* [Information provided]
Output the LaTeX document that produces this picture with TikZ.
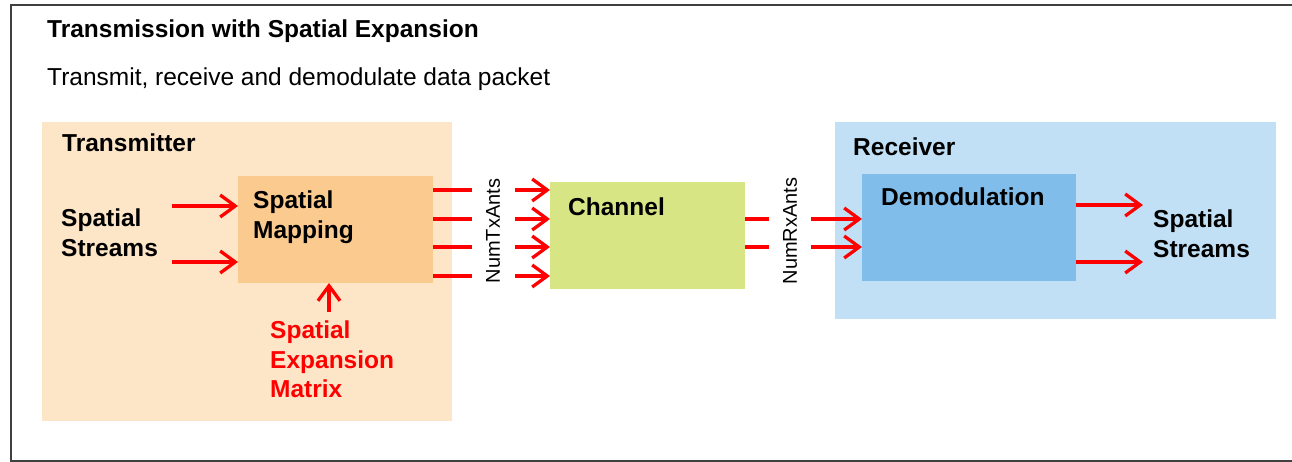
\documentclass[tikz,border=0pt]{standalone}
\usepackage{fontspec}
\setmainfont{Liberation Sans}
\usetikzlibrary{arrows.meta}
\definecolor{txbg}{HTML}{FDE5C8}
\definecolor{mapbg}{HTML}{FACA8F}
\definecolor{chbg}{HTML}{D7E584}
\definecolor{rxbg}{HTML}{C1E0F6}
\definecolor{dmbg}{HTML}{80BDEB}
\definecolor{framecol}{HTML}{404040}
\begin{document}
\begin{tikzpicture}[x=1pt,y=-1pt,
  box/.style={draw=none, inner sep=0pt, outer sep=0pt, anchor=north west},
  lbl/.style={inner sep=0pt, anchor=base west, font=\fontsize{24.5}{29.5}\selectfont\bfseries},
  plainlbl/.style={inner sep=0pt, anchor=base west, font=\fontsize{24.5}{29.5}\selectfont},
  mlbl/.style={inner sep=0pt, anchor=north west, align=left, font=\fontsize{24.5}{29.5}\selectfont\bfseries},
  sig/.style={draw=red, line width=3.3pt},
  sigarr/.style={sig, -{Straight Barb[length=15pt,width=22pt,line width=3.3pt]}},
  ants/.style={inner sep=0pt, rotate=90, font=\fontsize{20}{24}\selectfont}
]
\useasboundingbox (0,0) rectangle (1292,462);
\fill[white] (0,0) rectangle (1292,462);
\draw[framecol, line width=2.5pt] (1292,5) -- (11,5) -- (11,461) -- (1292,461);

% boxes
\node[box, fill=txbg, minimum width=410pt, minimum height=299pt] (tx) at (42,122) {};
\node[box, fill=mapbg, minimum width=195pt, minimum height=107pt] (map) at (238,176) {};
\node[box, fill=chbg, minimum width=195pt, minimum height=107pt] (ch) at (550,182) {};
\node[box, fill=rxbg, minimum width=441pt, minimum height=197pt] (rx) at (835,122) {};
\node[box, fill=dmbg, minimum width=214pt, minimum height=107pt] (dm) at (862,174) {};

% texts
\node[lbl] (title) at (47,38) {Transmission with Spatial Expansion};
\node[plainlbl] (sub) at (47,86) {Transmit, receive and demodulate data packet};
\node[lbl] (txl) at (62,152) {Transmitter};
\node[lbl] (rxl) at (853,156) {Receiver};
\node[mlbl] (mapl) at (253,191) {Spatial\\Mapping};
\node[lbl] (chl) at (568,216) {Channel};
\node[lbl] (dml) at (881,206) {Demodulation};
\node[mlbl] (ssin) at (61,209) {Spatial\\Streams};
\node[mlbl] (ssout) at (1153,210) {Spatial\\Streams};
\node[mlbl, text=red] (sem) at (270,321) {Spatial\\Expansion\\Matrix};
\node[ants] (ntx) at (493,231) {NumTxAnts};
\node[ants] (nrx) at (790,231) {NumRxAnts};

% input arrows
\coordinate (in1) at (172,206);
\coordinate (in2) at (172,262);
\draw[sigarr] (in1) -- (map.west |- in1);
\draw[sigarr] (in2) -- (map.west |- in2);

% spatial expansion matrix arrow
\coordinate (semtip) at (329,312);
\draw[sigarr] (semtip) -- (semtip |- map.south);

% mapping -> channel
\foreach \i/\yy in {1/190,2/219,3/247,4/276}{
  \coordinate (mo\i) at (472,\yy);
  \coordinate (ci\i) at (515,\yy);
  \draw[sig] (map.east |- mo\i) -- (mo\i);
  \draw[sigarr] (ci\i) -- (ch.west |- ci\i);
}

% channel -> demodulation
\foreach \i/\yy in {1/219,2/247}{
  \coordinate (co\i) at (769,\yy);
  \coordinate (di\i) at (811,\yy);
  \draw[sig] (ch.east |- co\i) -- (co\i);
  \draw[sigarr] (di\i) -- (dm.west |- di\i);
}

% demodulation outputs
\coordinate (out1) at (1143,205);
\coordinate (out2) at (1143,262);
\draw[sigarr] (dm.east |- out1) -- (out1);
\draw[sigarr] (dm.east |- out2) -- (out2);
\end{tikzpicture}
\end{document}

* [What you are asked to do] Transcribe the full listing character for character. Pictures are excluded.

* [Exercise result]
Output the LaTeX document that produces this picture with TikZ.
\documentclass[tikz,border=0pt]{standalone}
\usepackage{fontspec}
\setmainfont{Liberation Sans}
\usetikzlibrary{arrows.meta}
\definecolor{txbg}{HTML}{FDE5C8}
\definecolor{mapbg}{HTML}{FACA8F}
\definecolor{chbg}{HTML}{D7E584}
\definecolor{rxbg}{HTML}{C1E0F6}
\definecolor{dmbg}{HTML}{80BDEB}
\definecolor{framecol}{HTML}{404040}
\begin{document}
\begin{tikzpicture}[x=1pt,y=-1pt,
  box/.style={draw=none, inner sep=0pt, outer sep=0pt, anchor=north west},
  lbl/.style={inner sep=0pt, anchor=base west, font=\fontsize{24.5}{29.5}\selectfont\bfseries},
  plainlbl/.style={inner sep=0pt, anchor=base west, font=\fontsize{24.5}{29.5}\selectfont},
  mlbl/.style={inner sep=0pt, anchor=north west, align=left, font=\fontsize{24.5}{29.5}\selectfont\bfseries},
  sig/.style={draw=red, line width=3.3pt},
  sigarr/.style={sig, -{Straight Barb[length=15pt,width=22pt,line width=3.3pt]}},
  ants/.style={inner sep=0pt, rotate=90, font=\fontsize{20}{24}\selectfont}
]
\useasboundingbox (0,0) rectangle (1292,462);
\fill[white] (0,0) rectangle (1292,462);
\draw[framecol, line width=2.5pt] (1292,5) -- (11,5) -- (11,461) -- (1292,461);

% boxes
\node[box, fill=txbg, minimum width=410pt, minimum height=299pt] (tx) at (42,122) {};
\node[box, fill=mapbg, minimum width=195pt, minimum height=107pt] (map) at (238,176) {};
\node[box, fill=chbg, minimum width=195pt, minimum height=107pt] (ch) at (550,182) {};
\node[box, fill=rxbg, minimum width=441pt, minimum height=197pt] (rx) at (835,122) {};
\node[box, fill=dmbg, minimum width=214pt, minimum height=107pt] (dm) at (862,174) {};

% texts
\node[lbl] (title) at (47,38) {Transmission with Spatial Expansion};
\node[plainlbl] (sub) at (47,86) {Transmit, receive and demodulate data packet};
\node[lbl] (txl) at (62,152) {Transmitter};
\node[lbl] (rxl) at (853,156) {Receiver};
\node[mlbl] (mapl) at (253,191) {Spatial\\Mapping};
\node[lbl] (chl) at (568,216) {Channel};
\node[lbl] (dml) at (881,206) {Demodulation};
\node[mlbl] (ssin) at (61,209) {Spatial\\Streams};
\node[mlbl] (ssout) at (1153,210) {Spatial\\Streams};
\node[mlbl, text=red] (sem) at (270,321) {Spatial\\Expansion\\Matrix};
\node[ants] (ntx) at (493,231) {NumTxAnts};
\node[ants] (nrx) at (790,231) {NumRxAnts};

% input arrows
\coordinate (in1) at (172,206);
\coordinate (in2) at (172,262);
\draw[sigarr] (in1) -- (map.west |- in1);
\draw[sigarr] (in2) -- (map.west |- in2);

% spatial expansion matrix arrow
\coordinate (semtip) at (329,312);
\draw[sigarr] (semtip) -- (semtip |- map.south);

% mapping -> channel
\foreach \i/\yy in {1/190,2/219,3/247,4/276}{
  \coordinate (mo\i) at (472,\yy);
  \coordinate (ci\i) at (515,\yy);
  \draw[sig] (map.east |- mo\i) -- (mo\i);
  \draw[sigarr] (ci\i) -- (ch.west |- ci\i);
}

% channel -> demodulation
\foreach \i/\yy in {1/219,2/247}{
  \coordinate (co\i) at (769,\yy);
  \coordinate (di\i) at (811,\yy);
  \draw[sig] (ch.east |- co\i) -- (co\i);
  \draw[sigarr] (di\i) -- (dm.west |- di\i);
}

% demodulation outputs
\coordinate (out1) at (1143,205);
\coordinate (out2) at (1143,262);
\draw[sigarr] (dm.east |- out1) -- (out1);
\draw[sigarr] (dm.east |- out2) -- (out2);
\end{tikzpicture}
\end{document}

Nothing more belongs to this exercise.